At that point, Ms. K hired an attorney and sued the practice on two grounds: wrongful termination of employment and defamation. Not only was she fired for objecting and refusing to participate in illegal activities, she charged, but her professional character had been ruined by the employee’s comments to the two patients. She sought $1.5 million, including back pay, punitive damages, and her attorney fees.
The defendants filed a motion to dismiss both causes of action, arguing that Ms. K had not been slandered and that her status as an “at-will employee” meant that she could be fired at any time, for any reason.
The judge dismissed Ms. K’s defamation suit but ruled that the issue of wrongful termination should be decided by a jury. A week before trial, the defense lawyers offered a settlement of $650,000. Ms. K accepted.
Most states have “whistleblower” statutes, anti-retaliation laws to protect employees from being fired or otherwise punished if they object to or report the employer’s illegal activities.
The state in which this case took place prohibits retaliatory action against an employee who objects to or refuses to participate in practices that would constitute “improper patient care.” The judge refused to dismiss Ms.

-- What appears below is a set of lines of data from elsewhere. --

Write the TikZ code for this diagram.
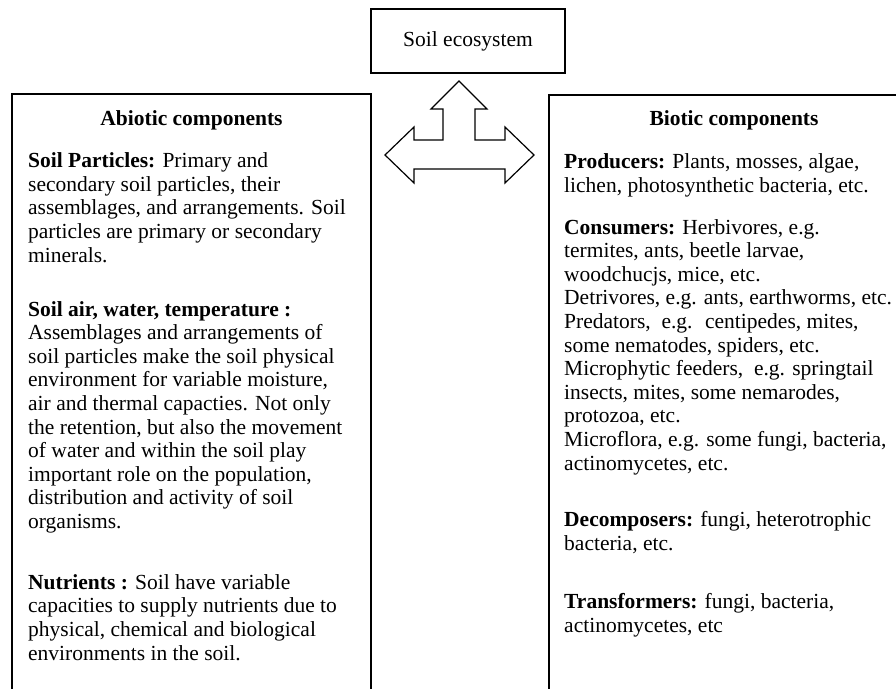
\documentclass[tikz,border=0pt]{standalone}
\usepackage{fontspec}
\setmainfont{Liberation Serif}
\usetikzlibrary{positioning}
\newcommand{\bodyfont}{\fontsize{21.5}{23.6}\selectfont}
\tikzset{
    para/.style={anchor=base west, align=left, inner sep=0pt},
    heading/.style={font=\bodyfont\bfseries, inner sep=0pt},
    frame/.style={line width=1.8pt}
}

\begin{document}
\begin{tikzpicture}[x=1pt, y=-1pt, font=\bodyfont]
    \useasboundingbox (0,0) rectangle (896,688);

    %top box
    \node[draw, line width=1.5pt, minimum width=194pt, minimum height=64pt] (eco) at (468,41) {Soil ecosystem};

    %open frames, they run off the page
    \draw[frame] (12,700) -- (12,94) -- (371,94) -- (371,700);
    \draw[frame] (549,700) -- (549,95) -- (920,95);

    %three-headed arrow
    \draw[line width=1.2pt, line join=miter]
        (459,81) -- (487,109) -- (475,109) -- (475,140) --
        (505,140) -- (505,127) -- (534,155) -- (505,183) -- (505,169) --
        (414,169) -- (414,183) -- (385,155) -- (414,127) -- (414,140) --
        (443,140) -- (443,109) -- (431,109) -- cycle;

    %abiotic side (nodes sit on the baseline of their last line)
    \node[heading] (abiotic) at (191.5,120) {Abiotic components};
    \node[para] (particles) at (28,262) {\textbf{Soil Particles:} Primary and\\
        secondary soil particles, their\\
        assemblages, and arrangements. Soil\\
        particles are primary or secondary\\
        minerals.};
    \node[para] (airwater) at (28,528.5) {\textbf{Soil air, water, temperature :}\\
        Assemblages and arrangements of\\
        soil particles make the soil physical\\
        environment for variable moisture,\\
        air and thermal capacties. Not only\\
        the retention, but also the movement\\
        of water and within the soil play\\
        important role on the population,\\
        distribution and activity of soil\\
        organisms.};
    \node[para] (nutrients) at (28,660) {\textbf{Nutrients :} Soil have variable\\
        capacities to supply nutrients due to\\
        physical, chemical and biological\\
        environments in the soil.};

    %biotic side
    \node[heading] (biotic) at (734,120) {Biotic components};
    \node[para] (producers) at (564,192) {\textbf{Producers:} Plants, mosses, algae,\\
        lichen, photosynthetic bacteria, etc.};
    \node[para] (consumers) at (564,470) {\textbf{Consumers:} Herbivores, e.g.\\
        termites, ants, beetle larvae,\\
        woodchucjs, mice, etc.\\
        Detrivores, e.g. ants, earthworms, etc.\\
        Predators, \ e.g. \ centipedes, mites,\\
        some nematodes, spiders, etc.\\
        Microphytic feeders, \ e.g. springtail\\
        insects, mites, some nemarodes,\\
        protozoa, etc.\\
        Microflora, e.g. some fungi, bacteria,\\
        actinomycetes, etc.};
    \node[para] (decomposers) at (564,550.5) {\textbf{Decomposers:} fungi, heterotrophic\\
        bacteria, etc.};
    \node[para] (transformers) at (564,632.5) {\textbf{Transformers:} fungi, bacteria,\\
        actinomycetes, etc};
\end{tikzpicture}
\end{document}
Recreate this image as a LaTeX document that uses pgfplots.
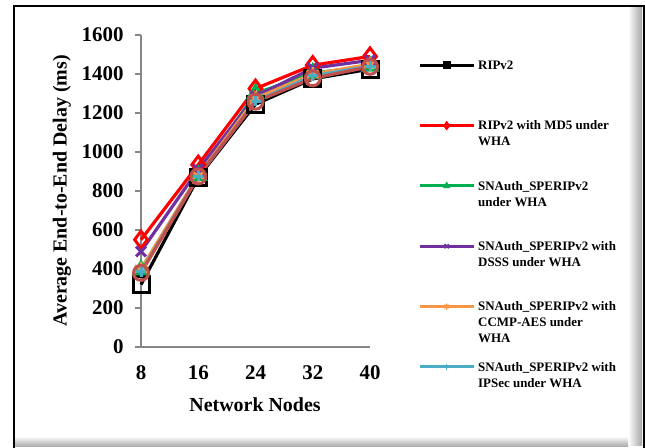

K’s claim that she had been fired in retaliation for refusing to remain silent about illegal prescribing of narcotics to one patient and the alteration of another patient’s chart. He ruled that she had valid cause to believe that these actions would constitute improper patient care and that she had every right to sue for wrongful termination.
Ms. K was not as successful with her second cause of action: defamation. In order to sustain that charge, a plaintiff has to show not only that a false statement was made but that the statement caused specific, tangible harm. For example, the clinic employee’s gossip, although false and upsetting to Ms. K, did not cause actual damages. Had the statements been made to a potential employer, causing Ms. K not to be hired, the judge might have sent this part of the case to the jury as well.
Obviously no medical professional should take part in altering medical records, falsifying forms, or illegally prescribing narcotics. No court or ethical employer would expect being a “team player” to include breaking the law or even turning a blind eye to illegal activities.
Personal ethics aside, Ms. K was also rightly concerned about protecting her own professional license. For that reason alone, she was certainly entitled to object and to refuse to become involved in anything illegal.
If you need to report illegal activity and fear being persecuted because of it, whistleblower laws can protect you. But keep in mind you have to blow the whistle first. In other words, as in Ms. K’s case, these laws can help you get compensation for retaliatory actions, but they can’t prevent the retaliation itself.
The best way to protect yourself is to simply do the right thing. Ms. R’s advice notwithstanding, that includes not going along with anything that compromises patient care. If you are being asked to do something illegal or unethical, and you fear that your employer or supervisor will retaliate in some way should you refuse or object, consider consulting an attorney who is familiar with the whistleblower laws in your state. He or she should be able to explain how to document the situation, so you will have the strongest case possible if you have to file a whistleblower suit.